Through the Bible in a Year: Psalm 89, 96, 100-101, 105, 132
I will sing of the steadfast love of the Lord, forever; with my mouth I will make known your faithfulness to all generations. For I said, “Steadfast love will be built up forever; in the heavens you will establish your faithfulness.” Psalm 89:1-2
Several years ago, we bought a house before it was built. For the next several months, we watched our house being built. Every morning I would leave the apartment a few minutes early, just so I could drive by the construction site and see the progress on the house.
Some days were really exciting, because you could see the progress from the road. And I would call my wife and say, “Trish! They got the shingles on today!” Or I would send pictures from where they started the bricks.
But there were other days–even long stretches of days–where it didn’t look like anything was happening. From the street, it appeared that work had come to a standstill.
There was still work being done. Workers were inside the house. They might be laying down carpeting, or hanging drywall, or working on the wiring. I might not see progress from the street, but I knew that the house was being built.
A chronological reading plan is like that. There are days when there is a lot of progress in the storyline. Moses parts the Red Sea, David kills Goliath, Jesus is born.
But there are other days, like today, where we are skipping through the Psalms, seemingly at random. We get to a Psalm such as Psalm 89, by Ethan the Ezrahite. Who in the world is Ethan the Ezrahite, and what does he have to do with the God’s redemptive story?
Answers: Don’t know, and not much. As always, the folks at gotquestions.org do a great job of telling us everything they can about Ethan the Ezrahite.
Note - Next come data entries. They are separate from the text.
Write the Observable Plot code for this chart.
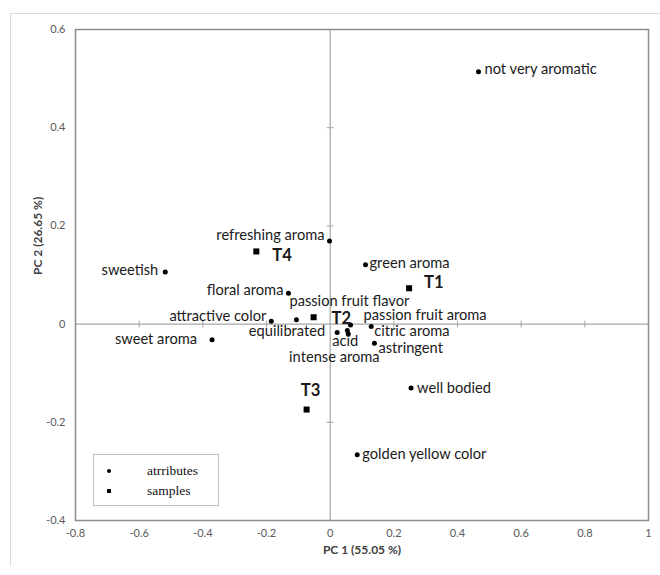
<!DOCTYPE html>
<html>
<head>
<meta charset="utf-8">
<script src="https://cdn.jsdelivr.net/npm/d3@7"></script>
<script src="https://cdn.jsdelivr.net/npm/@observablehq/plot@0.6"></script>
<style>
  html, body { margin: 0; padding: 0; background: #fff; overflow: hidden; }
  #wrap { position: relative; width: 660px; height: 575px; }
  #border { position: absolute; left: 10px; top: 13px; width: 660px; height: 552px;
            border-top: 1px solid #d9d9d9; border-left: 1px solid #d9d9d9; }
  #chart { position: absolute; left: 0; top: 0; }
  #legend { position: absolute; left: 93px; top: 454px; width: 124px; height: 50px;
            border: 1px solid #bfbfbf; background: #fff;
            font-family: "Liberation Serif", "Times New Roman", serif; font-size: 13.5px; color: #111; }
  #legend .row { position: absolute; left: 0; height: 16px; line-height: 16px; width: 124px; }
  #legend .mk { position: absolute; left: 13px; top: 6px; width: 4px; height: 4px; background: #000; }
  #legend .lab { position: absolute; left: 53px; top: 0; }
</style>
</head>
<body>
<div id="wrap">
  <div id="border"></div>
  <div id="chart"></div>
  <div id="legend">
    <div class="row" style="top:8px"><div class="mk" style="border-radius:50%"></div><span class="lab">atrributes</span></div>
    <div class="row" style="top:28px"><div class="mk"></div><span class="lab">samples</span></div>
  </div>
</div>
<script>
// ---- data ----
const attributes = ["not very aromatic", "refreshing aroma", "sweetish", "green aroma", "floral aroma",
  "attractive color", "passion fruit flavor", "passion fruit aroma", "intense aroma", "equilibrated",
  "acid", "citric aroma", "astringent", "sweet aroma", "well bodied", "golden yellow color"];
const attrPC1 = [0.466, -0.002, -0.518, 0.111, -0.131, -0.185, -0.106, 0.064, 0.054, 0.022,
  0.057, 0.129, 0.139, -0.371, 0.254, 0.085];
const attrPC2 = [0.514, 0.169, 0.106, 0.121, 0.063, 0.006, 0.009, -0.002, -0.013, -0.017,
  -0.020, -0.005, -0.039, -0.032, -0.130, -0.266];

const samples = ["T1", "T2", "T3", "T4"];
const samplePC1 = [0.248, -0.052, -0.074, -0.232];
const samplePC2 = [0.073, 0.014, -0.174, 0.148];

const xTicks = [-0.8, -0.6, -0.4, -0.2, 0, 0.2, 0.4, 0.6, 0.8, 1];
const yTicks = [-0.4, -0.2, 0, 0.2, 0.4, 0.6];
const xTitle = "PC 1 (55.05 %)";
const yTitle = "PC 2 (26.65 %)";

// ---- label placement (layout only) ----
const placement = {
  "not very aromatic": ["start", 6, -2],
  "refreshing aroma": ["end", -5, -6],
  "sweetish": ["end", -7, -2],
  "green aroma": ["start", 4, -1],
  "floral aroma": ["end", -5, -3],
  "attractive color": ["end", -5, -5],
  "passion fruit flavor": ["start", -7, -18],
  "passion fruit aroma": ["start", 13, -10],
  "intense aroma": ["middle", -13, 27],
  "equilibrated": ["end", -12, -1],
  "acid": ["middle", -3, 7],
  "citric aroma": ["start", 3, 5],
  "astringent": ["start", 4, 5],
  "sweet aroma": ["end", -15, -1],
  "well bodied": ["start", 6, 0],
  "golden yellow color": ["start", 5, 0],
  "T1": ["start", 15, -6],
  "T2": ["start", 18, 1],
  "T3": ["middle", 4, -19],
  "T4": ["start", 16, 4]
};

const attrData = attributes.map((name, i) => ({name, x: attrPC1[i], y: attrPC2[i]}));
const sampleData = samples.map((name, i) => ({name, x: samplePC1[i], y: samplePC2[i]}));

// fit label font size to the reference label width
const fontFam = "Lato, sans-serif";
const cv = document.createElement("canvas").getContext("2d");
cv.font = "100px Lato";
const w100 = cv.measureText("golden yellow color").width;
const labelSize = Math.max(11, Math.min(15, 100 * 125 / w100));

const fmt = d => String(Math.round(d * 10) / 10);
const vtick = {draw(ctx, size) { const r = Math.sqrt(size / Math.PI); ctx.moveTo(0, -r); ctx.lineTo(0, r); }};
const htick = {draw(ctx, size) { const r = Math.sqrt(size / Math.PI); ctx.moveTo(-r, 0); ctx.lineTo(r, 0); }};

const labelMarks = [
  ...attrData.map(d => {
    const [a, dx, dy] = placement[d.name];
    return Plot.text([d], {x: "x", y: "y", text: "name", textAnchor: a, dx, dy,
      fontSize: labelSize, fill: "#1a1a1a", fontFamily: fontFam});
  }),
  ...sampleData.map(d => {
    const [a, dx, dy] = placement[d.name];
    return Plot.text([d], {x: "x", y: "y", text: "name", textAnchor: a, dx, dy,
      fontSize: labelSize + 2, fontWeight: "bold", fill: "#1a1a1a", fontFamily: fontFam});
  })
];

const chart = Plot.plot({
  width: 660, height: 575,
  marginLeft: 75, marginRight: 12, marginTop: 29, marginBottom: 55,
  style: {fontFamily: fontFam, fontSize: "11px", color: "#595959", background: "transparent", overflow: "visible"},
  x: {domain: [-0.8, 1], ticks: xTicks, tickFormat: fmt, tickSize: 0, tickPadding: 9, label: null},
  y: {domain: [-0.4, 0.6], ticks: yTicks, tickFormat: fmt, tickSize: 0, tickPadding: 10, label: null},
  marks: [
    Plot.ruleX([0], {stroke: "#a6a6a6", strokeWidth: 1.2}),
    Plot.ruleY([0], {stroke: "#a6a6a6", strokeWidth: 1.2}),
    Plot.dot(xTicks.filter(v => v !== 0 && v !== -0.8 && v !== 1), {x: d => d, y: () => 0, symbol: vtick, r: 3.5, stroke: "#a6a6a6", strokeWidth: 1}),
    Plot.dot(yTicks.filter(v => v !== 0 && v !== -0.4 && v !== 0.6), {x: () => 0, y: d => d, symbol: htick, r: 3.5, stroke: "#a6a6a6", strokeWidth: 1}),
    Plot.frame({stroke: "#8c8c8c", strokeWidth: 1.5}),
    Plot.dot(attrData, {x: "x", y: "y", r: 2.5, fill: "#000"}),
    Plot.dot(sampleData, {x: "x", y: "y", r: 3.4, symbol: "square", fill: "#000"}),
    ...labelMarks,
    Plot.text([xTitle], {frameAnchor: "bottom", dy: 33, fontWeight: "bold", fontSize: 12, fill: "#404040"}),
    Plot.text([yTitle], {frameAnchor: "left", dx: -37, rotate: -90, fontWeight: "bold", fontSize: 12, fill: "#404040"})
  ]
});
document.getElementById("chart").appendChild(chart);
</script>
</body>
</html>
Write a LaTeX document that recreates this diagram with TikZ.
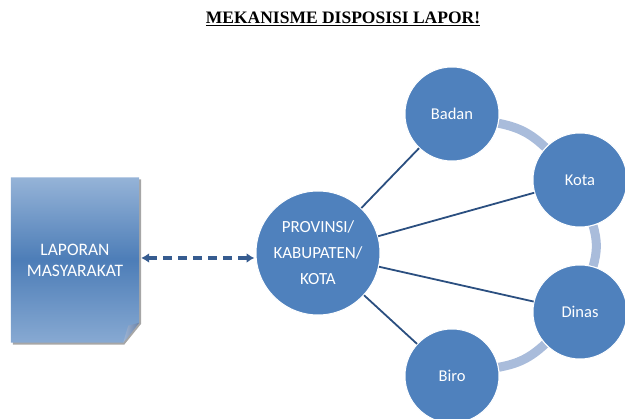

I learned, for example, that he’s mentioned in 1 Kings 4:31. When Solomon’s wisdom is being extolled, Solomon is described as being “wiser than Ethan the Ezrahite.” But that’s pretty much all we know about him. He was wise, but not as wise as Solomon.
Um, okay. The main thing we know about him is that Solomon is smarter than he is.
And yet, Ethan the Wise-But-Not-As-Wise-As-Solomon gets a Psalm. And a relatively long Psalm at that. And in Ethan’s Psalm, you get some of the highest expressions of praise to God:
I will sing of the steadfast love of the Lord, forever; with my mouth I will make known your faithfulness to all generations. (Psalm 89:1)
But you also get some of the most honest, heartfelt questions:
Lord, where is your steadfast love of old, which by your faithfulness you swore to David? Remember, O Lord, how your servants are mocked, and how I bear in my heart the insults[f] of all the many nations, (Psalm 89:49-50)
So back to my analogy about having a house built. Ethan the Ezrahite is a sub-contractor. He’s an electrician, working on the wiring. He helps me understand that even when the switch is turned off, there is still power in the line. That I may not be able to see what is going on behind the walls, but that doesn’t mean God is not at work.
So don’t lose heart on Psalms days. They are the “leg days” of our reading plan. The Lord is working on the wiring of your soul. He is showing you how His people walked with Him, more than He’s showing you what happened when they did.